The finish work includes multiple coats with proper dry time between each application. We’re using low-VOC products that won’t gas out your home for weeks. And if you choose our dustless buff and coat service for refinishing, the containment system actually works—you won’t find dust on your ceiling fans three months later.
How much does hardwood floor installation cost in Tuckahoe?
Installation runs $6 to $25 per square foot depending on the wood type and your subfloor condition. Engineered hardwood sits at the lower end, around $7 to $20 per square foot installed. Solid hardwood costs more—typically $10 to $25 per square foot—because it requires more subfloor prep and takes longer to install correctly.
Labor in the Richmond area runs $4 to $7 per square foot. The rest is material cost, which varies widely based on species, grade, and width. Wider planks cost more. Exotic species cost more. Distressed or hand-scraped finishes cost more.
Your subfloor condition affects the final price more than most people expect. If we’re pulling up old flooring, dealing with uneven concrete, or sistering joists, that adds cost. But it’s not optional work—it’s what keeps your new floor from failing in two years.
What's the difference between solid and engineered hardwood?
Solid hardwood is cut from a single piece of wood, typically 3/4 inch thick. You can sand and refinish it multiple times over its life—sometimes four or five times depending on how much wood you remove each time. It’s the most durable option and adds the most resale value in Tuckahoe’s market.
Engineered hardwood has a real wood veneer on top with plywood layers underneath. The veneer is usually 2 to 6 millimeters thick, which means you can refinish it once, maybe twice if you’re careful. It handles moisture and temperature changes better than solid wood, which makes it smarter for basements or kitchens.
For Tuckahoe homes built in the ’60s through ’90s, solid hardwood usually makes sense if your subfloor is wood. If you’re installing over concrete slab or in areas with humidity concerns, engineered is the better call. Neither one is “worse”—they’re designed for different situations.
How long does hardwood floor installation take?
A typical 500-square-foot room takes two to three days for solid hardwood installation. Day one is subfloor prep and starting the installation. Day two finishes the installation. Day three handles sanding and the first finish coat if we’re doing unfinished wood.
Prefinished hardwood installs faster—often done in one to two days for the same space—because there’s no on-site finishing. You’re walking on it the same day we finish installing. But you’re limited to whatever finish the manufacturer applied, and you can’t custom-match stain colors.
Our dustless buff and coat refinishing service actually does finish in one day for most homes. We’re not doing a full sand-down to raw wood—we’re screening the existing finish and applying a fresh topcoat. You’re out of the house for about eight hours, then back in by evening.
Full refinishing with sanding takes longer. Figure three to five days depending on square footage and how many coats you want. Each coat needs 24 hours to cure before the next application.

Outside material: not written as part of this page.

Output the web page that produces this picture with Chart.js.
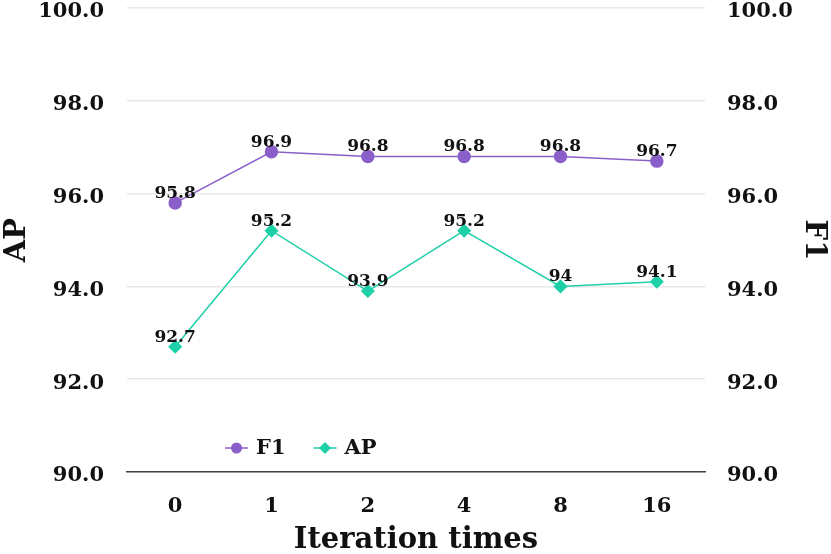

Will hardwood floor installation damage my walls or baseboards?
We remove baseboards before installation, not after. That means the flooring slides underneath and you don’t see expansion gaps. When we reinstall the baseboards, they cover the edge cuts and create a clean transition.

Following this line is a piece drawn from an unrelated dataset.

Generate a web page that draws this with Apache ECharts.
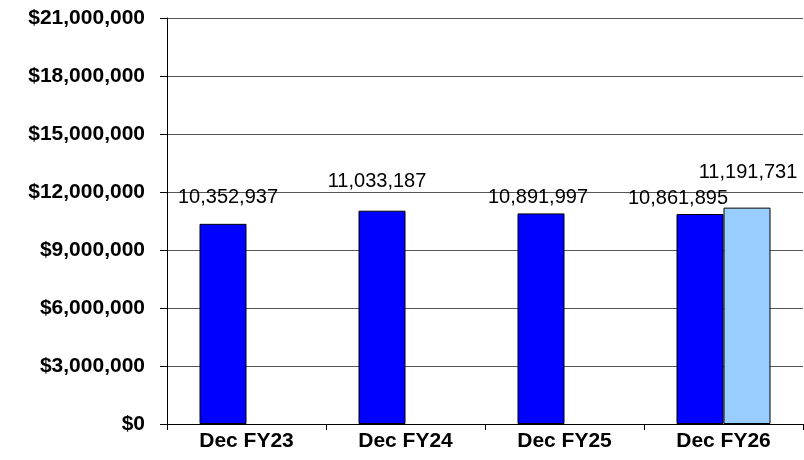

Some contractors leave baseboards on and use quarter-round to hide gaps. That’s faster but looks like an add-on. If your baseboards are original to a 1970s Tuckahoe home and painted over multiple times, there’s a chance they’ll chip during removal. We’re careful, but old paint doesn’t always cooperate.

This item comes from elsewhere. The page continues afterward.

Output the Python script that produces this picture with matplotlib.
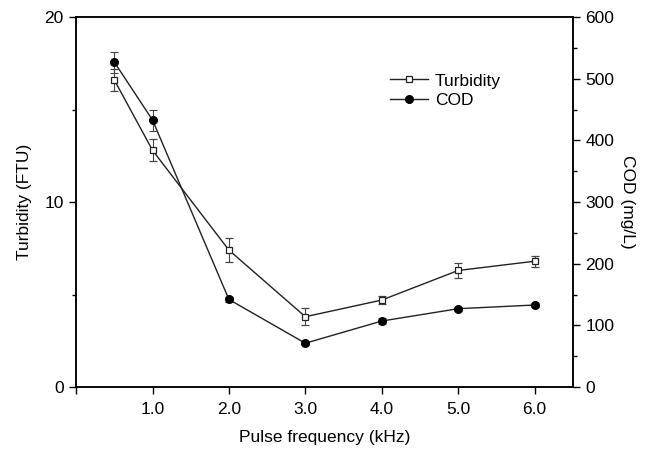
import matplotlib.pyplot as plt
from matplotlib.ticker import MultipleLocator

plt.rcParams['font.family'] = ['Liberation Sans', 'DejaVu Sans']
plt.rcParams['font.size'] = 12.5

freq = [0.5, 1.0, 2.0, 3.0, 4.0, 5.0, 6.0]
turbidity = [16.6, 12.8, 7.4, 3.8, 4.7, 6.3, 6.8]
turbidity_err = [0.6, 0.6, 0.65, 0.45, 0.2, 0.4, 0.3]
cod = [527, 433, 142, 71, 107, 127, 133]
cod_err = [17, 17, 4, 3, 5, 3, 4]

xticks = [0, 1, 2, 3, 4, 5, 6]
xticklabels = ['', '1.0', '2.0', '3.0', '4.0', '5.0', '6.0']

fig = plt.figure(figsize=(6.45, 4.5), dpi=100)
ax = fig.add_axes([0.118, 0.14, 0.770, 0.822])
ax2 = ax.twinx()

line_kw = dict(color='#222222', lw=1.0, capsize=3, elinewidth=0.8, capthick=0.8,
               ecolor='#444444')
h1 = ax.errorbar(freq, turbidity, yerr=turbidity_err, marker='s', ms=4.5,
                 mfc='white', mec='#222222', mew=0.9, label='Turbidity', **line_kw)
h2 = ax2.errorbar(freq, cod, yerr=cod_err, marker='o', ms=5.5,
                  mfc='black', mec='black', label='COD', **line_kw)

ax.set_xlim(0, 6.5)
ax.set_ylim(0, 20)
ax2.set_ylim(0, 600)
ax.set_xticks(xticks)
ax.set_xticklabels(xticklabels)
ax.yaxis.set_major_locator(MultipleLocator(10))
ax.yaxis.set_minor_locator(MultipleLocator(5))
ax2.yaxis.set_major_locator(MultipleLocator(100))
ax2.yaxis.set_minor_locator(MultipleLocator(50))

for a in (ax, ax2):
    a.tick_params(which='major', direction='out', length=5, width=1, pad=4)
    a.tick_params(which='minor', direction='out', length=3, width=1)
    for s in a.spines.values():
        s.set_linewidth(1.1)
ax.tick_params(axis='x', pad=6)

ax.set_xlabel('Pulse frequency (kHz)', labelpad=9)
ax.set_ylabel('Turbidity (FTU)', labelpad=9)
ax2.set_ylabel('COD (mg/L)', rotation=270, labelpad=15)

leg = ax.legend([h1[0], h2[0]], ['Turbidity', 'COD'], loc='upper left',
                bbox_to_anchor=(0.60, 0.89), frameon=False, handlelength=2.2,
                handletextpad=0.4, labelspacing=0.25)

fig.savefig('out.png', dpi=100)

Walls don’t get damaged during installation if the crew knows what they’re doing. The nailer sits flat on the floor—there’s no reason for it to contact drywall. Dust containment during sanding is where most wall issues happen, but our dustless system keeps particulate from settling on surfaces.
If we’re refinishing floors in place, we mask off walls and cover doorways. You’ll still want to wipe down surfaces after we leave, but you’re not repainting because of dust infiltration.
Can you match new hardwood to my existing floors?
Usually, yes—but it depends on what you currently have. If your existing floor is red oak or white oak in a standard width, matching is straightforward. We source the same species, install it, then sand and stain everything together to create a uniform appearance.
If your existing floor is an exotic species, a discontinued product line, or has a factory finish we can’t replicate, matching gets harder. Sometimes we can get close with custom staining. Sometimes the better approach is refinishing the entire main level so everything matches.
Tuckahoe homes from the ’60s and ’70s often have original oak floors that have ambered over time. New oak looks lighter and pinker until it ages. We can use stain to bridge that gap, but there’s always a slight difference in the first year. After that, the new wood ambering catches up and the difference fades.
The width matters too. If your existing floor is 2.25-inch strips and we install 5-inch planks in the addition, they’ll never look like one continuous floor. We’ll tell you that upfront so you can decide whether to match width or refinish everything.
Do you offer dustless refinishing in Tuckahoe?
Yes. Our dustless buff and coat process uses a containment system that captures 99% of airborne particles during screening. You’re not dealing with dust coating every surface in your home or seeping into closed rooms.
This service works when your existing hardwood is in decent shape—no deep scratches through to raw wood, no major water damage, no structural issues. We screen off the old finish, apply a bonding agent, then add fresh topcoats. The floor looks renewed without the time and mess of full refinishing.
Most Tuckahoe homes qualify for dustless refinishing if the floors were last done within the past 10 to 15 years. If it’s been longer, or if there’s significant wear, full sanding makes more sense. We’ll tell you which approach actually works for your situation after looking at the floors.
The process takes about eight hours from start to finish. You leave in the morning, come back in the evening, and the floors are dry enough to walk on. Full cure takes a few days, but you’re not displaced from your home for a week.